STATED GOAL:
Report only the number of lines in the records that contain the word "matplotlib".

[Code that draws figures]
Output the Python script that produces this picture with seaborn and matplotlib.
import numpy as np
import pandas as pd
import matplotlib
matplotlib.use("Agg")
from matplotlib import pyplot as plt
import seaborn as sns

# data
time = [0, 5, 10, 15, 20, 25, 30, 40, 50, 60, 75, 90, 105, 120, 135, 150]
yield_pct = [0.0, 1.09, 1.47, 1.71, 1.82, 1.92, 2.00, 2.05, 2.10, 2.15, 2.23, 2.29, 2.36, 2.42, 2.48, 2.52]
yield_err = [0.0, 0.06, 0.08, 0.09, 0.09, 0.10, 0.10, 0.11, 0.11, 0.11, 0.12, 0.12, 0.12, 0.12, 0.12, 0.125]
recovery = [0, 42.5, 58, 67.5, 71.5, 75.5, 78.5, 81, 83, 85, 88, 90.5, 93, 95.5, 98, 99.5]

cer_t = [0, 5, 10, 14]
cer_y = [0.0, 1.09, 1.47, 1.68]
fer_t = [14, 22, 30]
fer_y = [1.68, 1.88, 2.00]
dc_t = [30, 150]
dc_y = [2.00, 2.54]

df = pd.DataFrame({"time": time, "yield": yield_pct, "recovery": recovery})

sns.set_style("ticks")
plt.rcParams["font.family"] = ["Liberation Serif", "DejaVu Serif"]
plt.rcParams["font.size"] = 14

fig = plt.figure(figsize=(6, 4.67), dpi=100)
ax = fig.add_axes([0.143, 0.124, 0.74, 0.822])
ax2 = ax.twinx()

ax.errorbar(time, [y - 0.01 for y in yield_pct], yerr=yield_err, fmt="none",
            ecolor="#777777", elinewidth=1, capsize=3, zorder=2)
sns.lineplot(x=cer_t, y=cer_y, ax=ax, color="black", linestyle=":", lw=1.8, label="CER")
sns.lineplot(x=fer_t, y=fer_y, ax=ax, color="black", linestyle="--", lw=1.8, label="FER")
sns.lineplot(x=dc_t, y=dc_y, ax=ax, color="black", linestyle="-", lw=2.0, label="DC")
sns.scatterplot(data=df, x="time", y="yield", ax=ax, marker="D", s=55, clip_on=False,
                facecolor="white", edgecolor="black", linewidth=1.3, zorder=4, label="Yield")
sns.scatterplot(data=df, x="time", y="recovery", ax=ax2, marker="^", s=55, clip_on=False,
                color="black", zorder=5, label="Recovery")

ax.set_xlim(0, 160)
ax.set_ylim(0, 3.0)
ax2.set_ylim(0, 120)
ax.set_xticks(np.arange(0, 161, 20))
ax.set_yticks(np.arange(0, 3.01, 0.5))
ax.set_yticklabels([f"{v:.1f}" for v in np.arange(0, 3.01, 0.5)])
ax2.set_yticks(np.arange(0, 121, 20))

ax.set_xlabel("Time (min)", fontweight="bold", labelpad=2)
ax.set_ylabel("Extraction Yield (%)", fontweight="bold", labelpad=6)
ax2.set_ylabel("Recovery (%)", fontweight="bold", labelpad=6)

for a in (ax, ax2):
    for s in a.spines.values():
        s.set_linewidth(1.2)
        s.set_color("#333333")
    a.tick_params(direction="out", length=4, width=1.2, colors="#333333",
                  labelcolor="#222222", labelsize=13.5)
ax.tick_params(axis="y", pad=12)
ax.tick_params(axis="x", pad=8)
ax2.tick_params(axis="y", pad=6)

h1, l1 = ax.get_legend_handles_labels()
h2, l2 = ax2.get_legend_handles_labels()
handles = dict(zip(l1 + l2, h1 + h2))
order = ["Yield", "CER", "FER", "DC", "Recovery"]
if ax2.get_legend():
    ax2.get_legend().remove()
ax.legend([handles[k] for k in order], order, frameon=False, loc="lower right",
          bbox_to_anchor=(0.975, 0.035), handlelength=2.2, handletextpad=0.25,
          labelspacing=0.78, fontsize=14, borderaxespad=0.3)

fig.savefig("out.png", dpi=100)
---
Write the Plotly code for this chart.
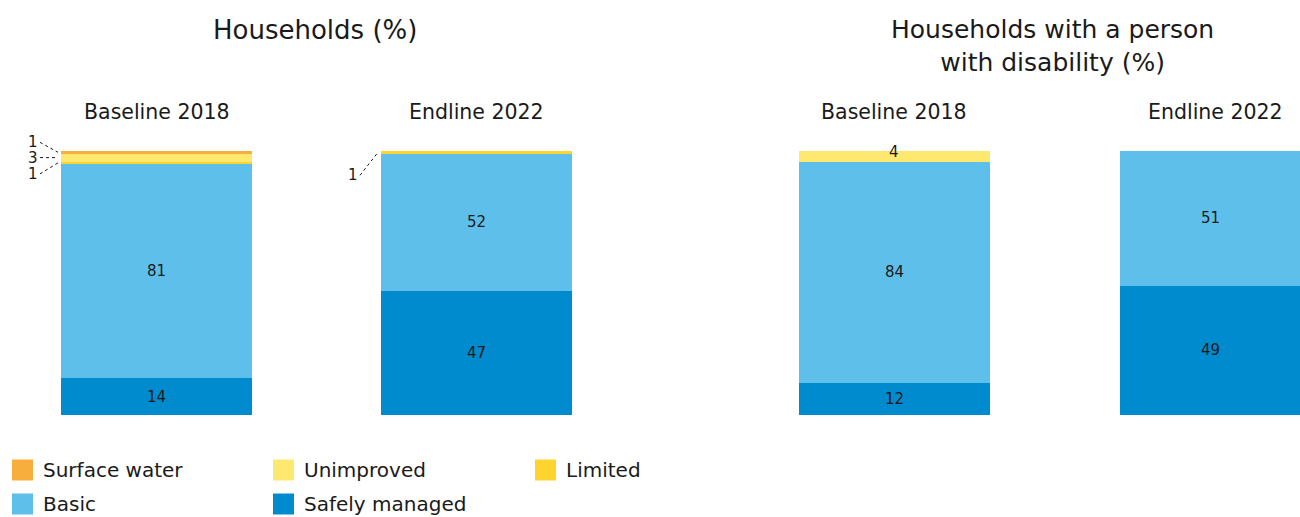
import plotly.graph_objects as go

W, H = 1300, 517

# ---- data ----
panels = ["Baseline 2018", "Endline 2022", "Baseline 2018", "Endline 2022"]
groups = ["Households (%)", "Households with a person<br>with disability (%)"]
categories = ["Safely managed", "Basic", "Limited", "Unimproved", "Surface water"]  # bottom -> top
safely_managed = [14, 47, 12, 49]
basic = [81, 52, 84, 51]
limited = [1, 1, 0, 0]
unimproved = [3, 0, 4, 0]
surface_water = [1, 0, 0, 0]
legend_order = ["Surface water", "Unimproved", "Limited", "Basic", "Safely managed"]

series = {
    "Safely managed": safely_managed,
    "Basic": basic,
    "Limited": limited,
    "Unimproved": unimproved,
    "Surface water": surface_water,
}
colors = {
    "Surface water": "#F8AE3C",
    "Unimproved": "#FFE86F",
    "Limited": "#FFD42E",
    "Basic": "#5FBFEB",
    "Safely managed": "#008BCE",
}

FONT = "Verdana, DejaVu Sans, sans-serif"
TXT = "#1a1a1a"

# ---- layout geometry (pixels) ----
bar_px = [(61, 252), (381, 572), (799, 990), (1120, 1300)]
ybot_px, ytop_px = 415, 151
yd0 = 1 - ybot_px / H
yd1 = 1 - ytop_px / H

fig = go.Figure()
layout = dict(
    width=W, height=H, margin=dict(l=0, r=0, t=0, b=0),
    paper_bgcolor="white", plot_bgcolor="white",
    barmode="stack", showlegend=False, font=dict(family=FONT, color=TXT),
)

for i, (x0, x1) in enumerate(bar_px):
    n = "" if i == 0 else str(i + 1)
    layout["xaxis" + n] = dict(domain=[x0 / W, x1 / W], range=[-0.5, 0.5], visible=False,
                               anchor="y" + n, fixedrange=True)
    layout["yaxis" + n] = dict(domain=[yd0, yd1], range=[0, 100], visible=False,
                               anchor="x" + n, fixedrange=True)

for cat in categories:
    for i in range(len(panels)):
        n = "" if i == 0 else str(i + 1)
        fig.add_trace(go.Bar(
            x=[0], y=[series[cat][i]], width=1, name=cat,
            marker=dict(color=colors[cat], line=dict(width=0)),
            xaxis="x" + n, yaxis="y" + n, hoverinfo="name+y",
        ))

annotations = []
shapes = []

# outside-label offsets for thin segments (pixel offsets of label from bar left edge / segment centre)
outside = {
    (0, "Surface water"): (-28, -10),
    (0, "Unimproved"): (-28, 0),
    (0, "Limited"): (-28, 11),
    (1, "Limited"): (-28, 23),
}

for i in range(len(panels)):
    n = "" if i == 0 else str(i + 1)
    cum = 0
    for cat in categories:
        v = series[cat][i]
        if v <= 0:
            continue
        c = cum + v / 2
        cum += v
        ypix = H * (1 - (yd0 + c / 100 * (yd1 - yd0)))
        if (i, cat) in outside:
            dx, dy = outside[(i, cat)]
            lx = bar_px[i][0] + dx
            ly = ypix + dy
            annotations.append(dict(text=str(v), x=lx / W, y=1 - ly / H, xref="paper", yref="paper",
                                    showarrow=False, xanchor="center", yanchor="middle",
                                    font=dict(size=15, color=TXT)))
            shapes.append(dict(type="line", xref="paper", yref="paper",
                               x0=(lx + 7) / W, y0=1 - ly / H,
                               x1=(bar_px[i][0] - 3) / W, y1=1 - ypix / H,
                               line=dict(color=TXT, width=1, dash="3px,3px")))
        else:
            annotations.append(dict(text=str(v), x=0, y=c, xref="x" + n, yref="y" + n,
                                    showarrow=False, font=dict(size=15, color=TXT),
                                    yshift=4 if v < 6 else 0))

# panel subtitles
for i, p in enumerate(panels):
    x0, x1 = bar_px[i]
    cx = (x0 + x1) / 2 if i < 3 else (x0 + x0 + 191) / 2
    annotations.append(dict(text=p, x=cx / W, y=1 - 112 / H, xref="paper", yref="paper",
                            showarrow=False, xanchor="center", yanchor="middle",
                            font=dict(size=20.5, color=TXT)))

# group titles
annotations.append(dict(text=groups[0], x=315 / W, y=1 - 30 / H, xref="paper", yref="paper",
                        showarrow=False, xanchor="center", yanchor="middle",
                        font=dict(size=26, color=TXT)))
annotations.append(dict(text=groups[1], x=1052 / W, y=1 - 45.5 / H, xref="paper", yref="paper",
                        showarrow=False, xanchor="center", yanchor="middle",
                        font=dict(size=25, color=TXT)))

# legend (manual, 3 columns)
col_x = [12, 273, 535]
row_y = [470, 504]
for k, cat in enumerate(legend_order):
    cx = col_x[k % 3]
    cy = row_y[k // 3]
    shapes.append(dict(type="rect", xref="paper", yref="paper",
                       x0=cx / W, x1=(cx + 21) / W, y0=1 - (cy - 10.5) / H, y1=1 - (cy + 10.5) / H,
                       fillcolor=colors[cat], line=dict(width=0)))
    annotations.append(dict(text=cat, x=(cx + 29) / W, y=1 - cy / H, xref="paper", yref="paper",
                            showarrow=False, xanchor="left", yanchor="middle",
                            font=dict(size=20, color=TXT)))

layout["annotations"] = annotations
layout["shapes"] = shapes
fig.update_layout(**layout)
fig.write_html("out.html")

OUTPUT OF THE EXERCISE:
4